[START DATA EXCERPT]

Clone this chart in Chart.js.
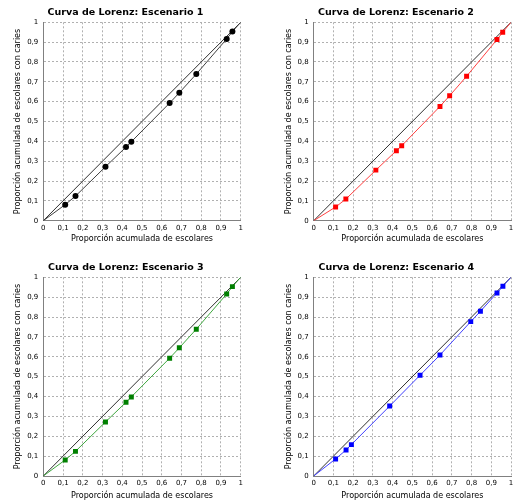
<!DOCTYPE html>
<html><head><meta charset="utf-8">
<script src="https://cdn.jsdelivr.net/npm/chart.js@4/dist/chart.umd.min.js"></script>
<style>
html,body{margin:0;padding:0;background:#fff;}
body{width:513px;height:501px;overflow:hidden;position:relative;}
canvas{position:absolute;}
</style></head><body>
<canvas id="c1"></canvas><canvas id="c2"></canvas><canvas id="c3"></canvas><canvas id="c4"></canvas>
<script>
// ---- data ----
const titles = ['Curva de Lorenz: Escenario 1','Curva de Lorenz: Escenario 2','Curva de Lorenz: Escenario 3','Curva de Lorenz: Escenario 4'];
const xLabel = 'Proporción acumulada de escolares';
const yLabel = 'Proporción acumulada de escolares con caries';
const tickLabels = ['0','0,1','0,2','0,3','0,4','0,5','0,6','0,7','0,8','0,9','1'];
const tickValues = [0,0.1,0.2,0.3,0.4,0.5,0.6,0.7,0.8,0.9,1];
const diagX = [0,1];
const diagY = [0,1];
const x1 = [0,0.111,0.163,0.315,0.419,0.446,0.640,0.689,0.775,0.929,0.958,1];
const y1 = [0,0.081,0.124,0.272,0.371,0.398,0.593,0.645,0.739,0.916,0.953,1];
const x2 = [0,0.111,0.163,0.315,0.419,0.446,0.640,0.689,0.775,0.929,0.958,1];
const y2 = [0,0.069,0.109,0.255,0.353,0.378,0.576,0.630,0.728,0.913,0.950,1];
const x3 = [0,0.111,0.163,0.315,0.419,0.446,0.640,0.689,0.775,0.929,0.958,1];
const y3 = [0,0.081,0.124,0.272,0.371,0.398,0.593,0.645,0.739,0.916,0.953,1];
const x4 = [0,0.111,0.164,0.191,0.385,0.539,0.640,0.796,0.845,0.929,0.959,1];
const y4 = [0,0.086,0.131,0.158,0.352,0.507,0.609,0.777,0.829,0.921,0.955,1];

const FONT = "'DejaVu Sans', sans-serif";

function pts(xs, ys){ return xs.map((x,i)=>({x:x,y:ys[i]})); }

const panels = [
  {id:'c1', xs:x1, ys:y1, title:titles[0], left:0, top:0, w:251, h:250, area:{l:43.3,t:22.3,r:240.7,b:220.7}, tx:125.5, tc:12.7, yt:18.3, xt:239.3,
   line:'#404040', mark:'#000000', style:'circle', r:3},
  {id:'c2', xs:x2, ys:y2, title:titles[1], left:271, top:0, w:250, h:250, area:{l:313.7,t:22.3,r:511,b:220.7}, tx:396, tc:12.7, yt:289.3, xt:239.3,
   line:'#ff4040', mark:'#ff0000', style:'rect', r:3.5},
  {id:'c3', xs:x3, ys:y3, title:titles[2], left:0, top:250, w:251, h:256, area:{l:43.3,t:277.3,r:240.7,b:476}, tx:125.8, tc:267.3, yt:18.3, xt:496,
   line:'#40a840', mark:'#008000', style:'rect', r:3.5},
  {id:'c4', xs:x4, ys:y4, title:titles[3], left:271, top:250, w:250, h:256, area:{l:313.7,t:277.3,r:511,b:476}, tx:396.3, tc:267.3, yt:289.3, xt:496,
   line:'#4040ff', mark:'#0000ff', style:'rect', r:3.5}
];

panels.forEach(p=>{
  const cv = document.getElementById(p.id);
  cv.width = p.w; cv.height = p.h;
  cv.style.left = p.left+'px'; cv.style.top = p.top+'px';
  cv.style.width = p.w+'px'; cv.style.height = p.h+'px';
  const tLH = 12, aLH = 10;
  const tPadTop = p.tc - p.top - tLH/2;
  const tPadBot = p.area.t - p.top - tPadTop - tLH;
  const padRight = p.left + p.w - p.area.r;
  // left padding so that the full-width title is centred where the reference has it
  const padLeft = Math.max(0, 2*(p.tx - p.left) - (p.area.r - p.left));
  const yAxisW = p.area.l - p.left - padLeft;
  const xAxisH = p.top + p.h - p.area.b;
  const yTitlePad = (p.yt - p.left - padLeft) - aLH/2;
  const xTitlePad = Math.max(0, (p.top + p.h - p.xt) - aLH/2);
  const n = p.xs.length;
  const scaleCommon = {
    type:'linear', min:0, max:1,
    afterBuildTicks: s => { s.ticks = tickValues.map(v=>({value:v})); },
    ticks:{ autoSkip:false, maxRotation:0, color:'#000', font:{family:FONT,size:7},
      callback:(v)=>{ const i = tickValues.findIndex(t=>Math.abs(t-v)<1e-9); return i>=0?tickLabels[i]:''; } },
    grid:{ color:'#b0b0b0', lineWidth:1, drawTicks:false },
    border:{ display:true, color:'#808080', width:1, dash:[2,2] }
  };
  new Chart(cv, {
    type:'scatter',
    data:{ datasets:[
      { data: pts(diagX, diagY), showLine:true, borderColor:'#303030', borderWidth:1, pointRadius:0, order:2 },
      { data: pts(p.xs, p.ys), showLine:true, borderColor:p.line, borderWidth:1,
        backgroundColor:p.mark, pointBorderColor:p.mark, pointBorderWidth:0, pointStyle:p.style,
        pointRadius:(ctx)=> (ctx.dataIndex===0||ctx.dataIndex===n-1)?0:p.r, pointHoverRadius:p.r, order:1 }
    ]},
    options:{
      responsive:false, animation:false, devicePixelRatio:1,
      layout:{ padding:{ left:padLeft, top:0, right:padRight, bottom:0 } },
      plugins:{
        legend:{display:false}, tooltip:{enabled:false},
        title:{ display:true, text:p.title, color:'#000', font:{family:FONT, size:9.5, weight:'bold', lineHeight:tLH/9.5},
          padding:{top:tPadTop, bottom:tPadBot} }
      },
      scales:{
        x: Object.assign({}, scaleCommon, {
          position:'bottom',
          ticks:Object.assign({}, scaleCommon.ticks, {padding:3}),
          title:{ display:true, text:xLabel, color:'#000', font:{family:FONT,size:8,lineHeight:aLH/8}, padding:{top:0,bottom:xTitlePad} },
          afterFit: s => { s.height = xAxisH; }
        }),
        y: Object.assign({}, scaleCommon, {
          position:'left',
          ticks:Object.assign({}, scaleCommon.ticks, {padding:5}),
          title:{ display:true, text:yLabel, color:'#000', font:{family:FONT,size:8,lineHeight:aLH/8}, padding:{top:yTitlePad,bottom:0} },
          afterFit: s => { s.width = yAxisW; }
        })
      }
    }
  });
});
</script>
</body></html>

[END DATA EXCERPT]

▶ **WHAT THE TASK REQUIRES**
Leave out the pictures and transcribe everything else exactly.

▶ **WRITTEN ANSWER**
Clone this chart in Chart.js.
<!DOCTYPE html>
<html><head><meta charset="utf-8">
<script src="https://cdn.jsdelivr.net/npm/chart.js@4/dist/chart.umd.min.js"></script>
<style>
html,body{margin:0;padding:0;background:#fff;}
body{width:513px;height:501px;overflow:hidden;position:relative;}
canvas{position:absolute;}
</style></head><body>
<canvas id="c1"></canvas><canvas id="c2"></canvas><canvas id="c3"></canvas><canvas id="c4"></canvas>
<script>
// ---- data ----
const titles = ['Curva de Lorenz: Escenario 1','Curva de Lorenz: Escenario 2','Curva de Lorenz: Escenario 3','Curva de Lorenz: Escenario 4'];
const xLabel = 'Proporción acumulada de escolares';
const yLabel = 'Proporción acumulada de escolares con caries';
const tickLabels = ['0','0,1','0,2','0,3','0,4','0,5','0,6','0,7','0,8','0,9','1'];
const tickValues = [0,0.1,0.2,0.3,0.4,0.5,0.6,0.7,0.8,0.9,1];
const diagX = [0,1];
const diagY = [0,1];
const x1 = [0,0.111,0.163,0.315,0.419,0.446,0.640,0.689,0.775,0.929,0.958,1];
const y1 = [0,0.081,0.124,0.272,0.371,0.398,0.593,0.645,0.739,0.916,0.953,1];
const x2 = [0,0.111,0.163,0.315,0.419,0.446,0.640,0.689,0.775,0.929,0.958,1];
const y2 = [0,0.069,0.109,0.255,0.353,0.378,0.576,0.630,0.728,0.913,0.950,1];
const x3 = [0,0.111,0.163,0.315,0.419,0.446,0.640,0.689,0.775,0.929,0.958,1];
const y3 = [0,0.081,0.124,0.272,0.371,0.398,0.593,0.645,0.739,0.916,0.953,1];
const x4 = [0,0.111,0.164,0.191,0.385,0.539,0.640,0.796,0.845,0.929,0.959,1];
const y4 = [0,0.086,0.131,0.158,0.352,0.507,0.609,0.777,0.829,0.921,0.955,1];

const FONT = "'DejaVu Sans', sans-serif";

function pts(xs, ys){ return xs.map((x,i)=>({x:x,y:ys[i]})); }

const panels = [
  {id:'c1', xs:x1, ys:y1, title:titles[0], left:0, top:0, w:251, h:250, area:{l:43.3,t:22.3,r:240.7,b:220.7}, tx:125.5, tc:12.7, yt:18.3, xt:239.3,
   line:'#404040', mark:'#000000', style:'circle', r:3},
  {id:'c2', xs:x2, ys:y2, title:titles[1], left:271, top:0, w:250, h:250, area:{l:313.7,t:22.3,r:511,b:220.7}, tx:396, tc:12.7, yt:289.3, xt:239.3,
   line:'#ff4040', mark:'#ff0000', style:'rect', r:3.5},
  {id:'c3', xs:x3, ys:y3, title:titles[2], left:0, top:250, w:251, h:256, area:{l:43.3,t:277.3,r:240.7,b:476}, tx:125.8, tc:267.3, yt:18.3, xt:496,
   line:'#40a840', mark:'#008000', style:'rect', r:3.5},
  {id:'c4', xs:x4, ys:y4, title:titles[3], left:271, top:250, w:250, h:256, area:{l:313.7,t:277.3,r:511,b:476}, tx:396.3, tc:267.3, yt:289.3, xt:496,
   line:'#4040ff', mark:'#0000ff', style:'rect', r:3.5}
];

panels.forEach(p=>{
  const cv = document.getElementById(p.id);
  cv.width = p.w; cv.height = p.h;
  cv.style.left = p.left+'px'; cv.style.top = p.top+'px';
  cv.style.width = p.w+'px'; cv.style.height = p.h+'px';
  const tLH = 12, aLH = 10;
  const tPadTop = p.tc - p.top - tLH/2;
  const tPadBot = p.area.t - p.top - tPadTop - tLH;
  const padRight = p.left + p.w - p.area.r;
  // left padding so that the full-width title is centred where the reference has it
  const padLeft = Math.max(0, 2*(p.tx - p.left) - (p.area.r - p.left));
  const yAxisW = p.area.l - p.left - padLeft;
  const xAxisH = p.top + p.h - p.area.b;
  const yTitlePad = (p.yt - p.left - padLeft) - aLH/2;
  const xTitlePad = Math.max(0, (p.top + p.h - p.xt) - aLH/2);
  const n = p.xs.length;
  const scaleCommon = {
    type:'linear', min:0, max:1,
    afterBuildTicks: s => { s.ticks = tickValues.map(v=>({value:v})); },
    ticks:{ autoSkip:false, maxRotation:0, color:'#000', font:{family:FONT,size:7},
      callback:(v)=>{ const i = tickValues.findIndex(t=>Math.abs(t-v)<1e-9); return i>=0?tickLabels[i]:''; } },
    grid:{ color:'#b0b0b0', lineWidth:1, drawTicks:false },
    border:{ display:true, color:'#808080', width:1, dash:[2,2] }
  };
  new Chart(cv, {
    type:'scatter',
    data:{ datasets:[
      { data: pts(diagX, diagY), showLine:true, borderColor:'#303030', borderWidth:1, pointRadius:0, order:2 },
      { data: pts(p.xs, p.ys), showLine:true, borderColor:p.line, borderWidth:1,
        backgroundColor:p.mark, pointBorderColor:p.mark, pointBorderWidth:0, pointStyle:p.style,
        pointRadius:(ctx)=> (ctx.dataIndex===0||ctx.dataIndex===n-1)?0:p.r, pointHoverRadius:p.r, order:1 }
    ]},
    options:{
      responsive:false, animation:false, devicePixelRatio:1,
      layout:{ padding:{ left:padLeft, top:0, right:padRight, bottom:0 } },
      plugins:{
        legend:{display:false}, tooltip:{enabled:false},
        title:{ display:true, text:p.title, color:'#000', font:{family:FONT, size:9.5, weight:'bold', lineHeight:tLH/9.5},
          padding:{top:tPadTop, bottom:tPadBot} }
      },
      scales:{
        x: Object.assign({}, scaleCommon, {
          position:'bottom',
          ticks:Object.assign({}, scaleCommon.ticks, {padding:3}),
          title:{ display:true, text:xLabel, color:'#000', font:{family:FONT,size:8,lineHeight:aLH/8}, padding:{top:0,bottom:xTitlePad} },
          afterFit: s => { s.height = xAxisH; }
        }),
        y: Object.assign({}, scaleCommon, {
          position:'left',
          ticks:Object.assign({}, scaleCommon.ticks, {padding:5}),
          title:{ display:true, text:yLabel, color:'#000', font:{family:FONT,size:8,lineHeight:aLH/8}, padding:{top:yTitlePad,bottom:0} },
          afterFit: s => { s.width = yAxisW; }
        })
      }
    }
  });
});
</script>
</body></html>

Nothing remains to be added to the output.